While in “Hobo” he’s the centerpiece, in “Mill” Hauer only appears now and then as the painter, sketching the scene and discussing it with his patron (Michael York, who appears to be turning into Christopher Plummer). Otherwise it’s a mostly dialogue-and-plot-free look at what was going on in Bruegel’s world prior to what he masterfully documented of it on the canvas. Documented is the key word, because I occasionally thought of the film as an all-reenactment documentary of “life in a day” in Flanders in the 16th century.
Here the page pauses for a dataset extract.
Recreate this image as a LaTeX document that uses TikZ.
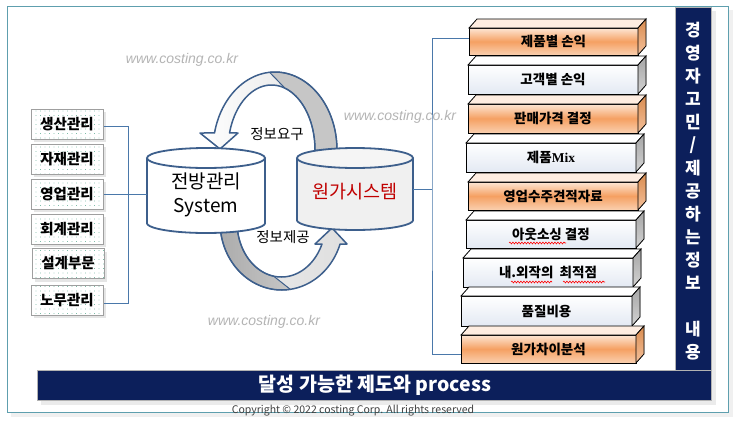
\documentclass[tikz,border=0pt]{standalone}
\usepackage{fontspec}
\setmainfont{Noto Sans CJK KR}
\newfontfamily\wmfont{Liberation Sans}
\newfontfamily\mixfont{Liberation Serif}
\usetikzlibrary{patterns.meta,shadows,calc,decorations.pathmorphing}
\definecolor{navy}{HTML}{0C1F5B}
\definecolor{frameteal}{HTML}{5E9FAE}
\definecolor{cylline}{HTML}{3D5F8C}
\definecolor{conn}{HTML}{4A78AA}
\definecolor{wmgray}{HTML}{B4B4B4}
\definecolor{peachtop}{HTML}{FDE6D4}
\definecolor{orangemid}{HTML}{F5A062}
\definecolor{peachbot}{HTML}{FAD0B0}
\definecolor{orsideA}{HTML}{D98C50}
\definecolor{orsideB}{HTML}{F4C09A}
\definecolor{wbot}{HTML}{E3E9F3}
\definecolor{costred}{HTML}{C00000}
\definecolor{dotcol}{HTML}{3A9A7A}
\newcommand\stackbar[7]{%
  \node[#6front, minimum width={#4-#2}, minimum height={#5-#3}] (#1) at ({(#2+#4)/2},{(#3+#5)/2}) {#7};
  \filldraw[#6top] (#1.north west) -- ++(8,-9) -- ($(#1.north east)+(8,-9)$) -- (#1.north east) -- cycle;
  \filldraw[#6side] (#1.north east) -- ++(8,-9) -- ($(#1.south east)+(8,-9)$) -- (#1.south east) -- cycle;
}
\begin{document}
\begin{tikzpicture}[x=1pt,y=-1pt,
  lbox/.style={draw=gray!75, line width=1pt, minimum width=72, minimum height=30, inner sep=1pt,
    font=\fontsize{14.5}{16}\selectfont\bfseries,
    drop shadow={shadow xshift=3pt,shadow yshift=-3pt,fill=black!10,opacity=1},
    preaction={fill=white}, pattern={Dots[radius=0.45pt,distance=4.5pt]}, pattern color=dotcol},
  barbase/.style={draw=black, line width=0.8pt, inner sep=0pt, outer sep=0pt, font=\fontsize{13.5}{15}\selectfont\bfseries},
  ofront/.style={barbase, top color=peachtop, bottom color=peachbot, middle color=orangemid},
  wfront/.style={barbase, top color=white, bottom color=wbot},
  otop/.style={draw=black, line width=0.8pt, fill=peachtop!70},
  wtop/.style={draw=black, line width=0.8pt, fill=white},
  oside/.style={draw=black, line width=0.8pt, top color=orsideA, bottom color=orsideB},
  wside/.style={draw=black, line width=0.8pt, top color=gray!70, bottom color=gray!35},
  conn/.style={draw=conn, line width=1pt},
  cyl/.style={draw=cylline, line width=1.8pt},
  arr/.style={draw=cylline, line width=1.5pt},
  wm/.style={text=wmgray, font=\wmfont\itshape\fontsize{14}{16}\selectfont},
  lbl/.style={font=\fontsize{14.5}{16}\selectfont},
  squig/.style={draw=red, line width=0.6pt, decorate, decoration={snake, amplitude=0.9pt, segment length=3pt}},
  vtxt/.style={text=white, font=\fontsize{17}{18}\selectfont\bfseries}]
\useasboundingbox (0,0) rectangle (738,426);
\fill[white] (0,0) rectangle (738,426);
% frame
\fill[black!6] (11,10) rectangle (733,417);
\filldraw[fill=white, draw=frameteal, line width=1pt] (7,6) rectangle (728,412);
% navy bars
\fill[black!8] (680,11) rectangle (716,405);
\fill[black!8] (41,375) rectangle (716,405);
\filldraw[fill=navy, draw=gray!60, line width=0.8pt] (675,7) rectangle (711,370);
\filldraw[fill=navy, draw=gray!60, line width=0.8pt] (37,370) rectangle (711,400);
\node[text=white, font=\fontsize{19.5}{21}\selectfont\bfseries] (goal) at (375,385) {달성 가능한 제도와 process};
\foreach \c/\i in {경/0,영/1,자/2,고/3,민/4,{/}/5,제/6,공/7,하/8,는/9,정/10,보/11,내/13,용/14}
  \node[vtxt] (v\i) at (693,{30+23*\i}) {\c};
\node[text=black!75, font=\fontsize{10.5}{12}\selectfont] (copy) at (353,411) {Copyright © 2022 costing Corp. All rights reserved};
% watermarks
\node[wm] (wm1) at (182,60) {www.costing.co.kr};
\node[wm] (wm2) at (400,117) {www.costing.co.kr};
\node[wm] (wm3) at (264,322) {www.costing.co.kr};
% top arrow (정보요구)
\path[left color=white, right color=gray!25] (337,150)
  -- plot[domain=0:-167.4,samples=60] ({275+62*cos(\x)},{150+78*sin(\x)})
  -- (200,133) -- (220,149) -- (238,133)
  -- plot[domain=-164.8:0,samples=60] ({271.5+43.5*cos(\x)},{150+65*sin(\x)}) -- cycle;
\filldraw[draw=cylline, line width=1pt, fill=gray!45]
  plot[domain=-95:0,samples=40] ({275+62*cos(\x)},{150+78*sin(\x)})
  -- plot[domain=0:-72,samples=40] ({271.5+43.5*cos(\x)},{150+65*sin(\x)}) -- cycle;
\draw[arr, line join=round] (337,150)
  -- plot[domain=0:-167.4,samples=60] ({275+62*cos(\x)},{150+78*sin(\x)})
  -- (200,133) -- (220,149) -- (238,133)
  -- plot[domain=-164.8:0,samples=60] ({271.5+43.5*cos(\x)},{150+65*sin(\x)});
% bottom arrow (정보제공)
\path[left color=gray!15, right color=gray!25] (220,222)
  -- plot[domain=180:18.9,samples=60] ({281.7+61.7*cos(\x)},{222+68*sin(\x)})
  -- (347,244) -- (332,228) -- (315,244)
  -- plot[domain=23.58:180,samples=60] ({281.35+44.35*cos(\x)},{222+55*sin(\x)}) -- cycle;
\filldraw[draw=cylline, line width=1pt, left color=gray!65, right color=gray!45]
  plot[domain=180:82,samples=40] ({281.7+61.7*cos(\x)},{222+68*sin(\x)})
  -- plot[domain=100:180,samples=40] ({281.35+44.35*cos(\x)},{222+55*sin(\x)}) -- cycle;
\draw[arr, line join=round] (220,222)
  -- plot[domain=180:18.9,samples=60] ({281.7+61.7*cos(\x)},{222+68*sin(\x)})
  -- (347,244) -- (332,228) -- (315,244)
  -- plot[domain=23.58:180,samples=60] ({281.35+44.35*cos(\x)},{222+55*sin(\x)});
\node[lbl] (ask) at (277,134) {정보요구};
\node[lbl] (give) at (283,237) {정보제공};
% left cylinder
\fill[white] (147,158) rectangle (265,223);
\fill[white] (206,223) ellipse [x radius=59pt, y radius=10pt];
\draw[cyl] (147,158) -- (147,223) -- plot[domain=180:0,samples=50] ({206+59*cos(\x)},{223+10*sin(\x)}) -- (265,158);
\filldraw[cyl, fill=white] (206,158) ellipse [x radius=59pt, y radius=10pt];
\node[minimum width=118, minimum height=65, inner sep=0pt] (cylL) at (206,190.5) {};
\node[font=\fontsize{19}{24}\selectfont, align=center] (tL) at (206,195) {전방관리\\System};
% right cylinder
\fill[gray!12] (297,158) rectangle (413,220);
\fill[gray!12] (355,220) ellipse [x radius=58pt, y radius=10pt];
\draw[cyl] (297,158) -- (297,220) -- plot[domain=180:0,samples=50] ({355+58*cos(\x)},{220+10*sin(\x)}) -- (413,158);
\filldraw[cyl, fill=gray!8] (355,158) ellipse [x radius=58pt, y radius=10pt];
\node[minimum width=116, minimum height=62, inner sep=0pt] (cylR) at (355,189) {};
\node[font=\fontsize{18.5}{20}\selectfont, text=costred] (tR) at (355,192) {원가시스템};
% left boxes
\node[lbox] (b1) at (67,124) {생산관리};
\node[lbox] (b2) at (67,159) {자재관리};
\node[lbox] (b3) at (67,194) {영업관리};
\node[lbox] (b4) at (67,229) {회계관리};
\node[lbox] (b5) at (68,263.5) {설계부문};
\node[lbox] (b6) at (67,300) {노무관리};
\draw[conn] ([yshift=-2.5pt]b1.east) -- ++(25,0) |- ([yshift=-3pt]b6.east);
\draw[conn] (b3.east) -- (b3.east -| cylL.west);
% right bars
\stackbar{r1}{469}{28}{638}{55}{o}{제품별 손익}
\stackbar{r2}{468}{65}{638}{94}{w}{고객별 손익}
\stackbar{r3}{468}{104}{638}{133}{o}{판매가격 결정}
\stackbar{r4}{466}{143}{636}{172}{w}{제품{\mixfont\bfseries Mix}}
\stackbar{r5}{468}{182}{638}{210}{o}{영업수주견적자료}
\stackbar{r6}{466}{220}{636}{248}{w}{아웃소싱 결정}
\stackbar{r7}{463}{258}{633}{287}{w}{내.외작의\ \ 최적점}
\stackbar{r8}{461}{296}{632}{326}{w}{품질비용}
\stackbar{r9}{461}{335}{636}{363}{o}{원가차이분석}
\draw[squig] (509,243) -- (566,243);
\draw[squig] (511,282) -- (552,282);
\draw[squig] (563,282) -- (605,282);
\coordinate (rj) at (432,189);
\draw[conn] (cylR.east) -- (rj);
\draw[conn] ([yshift=3pt]r1.west) -| (rj) |- ([yshift=-5pt]r9.west);
\end{tikzpicture}
\end{document}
Yet due to the painting being a re-creation of the crucifixion of Jesus, it’s hard to really get behind either “Procession” or “Mill” as representing any kind of true scene of the time. Did Bruegel really witness a scene like this? Perhaps something similar he adapted to the Biblical parallels? Even if so, those gorgeous observations of the painting’s characters’ lives are still purely speculative, particularly the idea that the mountain beneath the windmill is hollow, with a winding staircase that takes the miller up into it.

Some of the scenes look familiar, as though inspired by other Flemish and Dutch paintings of the era and later. I thought as much of the shadowy post-Renaissance works as the relatively bright and cartoony work of Bruegel, which may have been intended since the film does take place at a transitional time artistically. Regardless, I was engrossed with every shot, traveling through the mise-en-scene as thoroughly as I would a still artwork.

My eyes had their best cinematic trip since “Tron: Legacy” (or maybe even “Enter the Void”). But I don’t know how many others can appreciate “living classics” as much as I do, even with stunning special effects and cinematography. Are you a fan of Akira Kurosawa’s “Dreams,” Julie Taymor’s “Frida,” Jan Svankmajer’s “Lunacy” Peter Webber’s “Girl with a Pearl Earring” and the general work of Peter Greenaway (as well as anything else incorporating a sort of tableau vivant that I’m forgetting)? Then see “The Mill and the Cross.”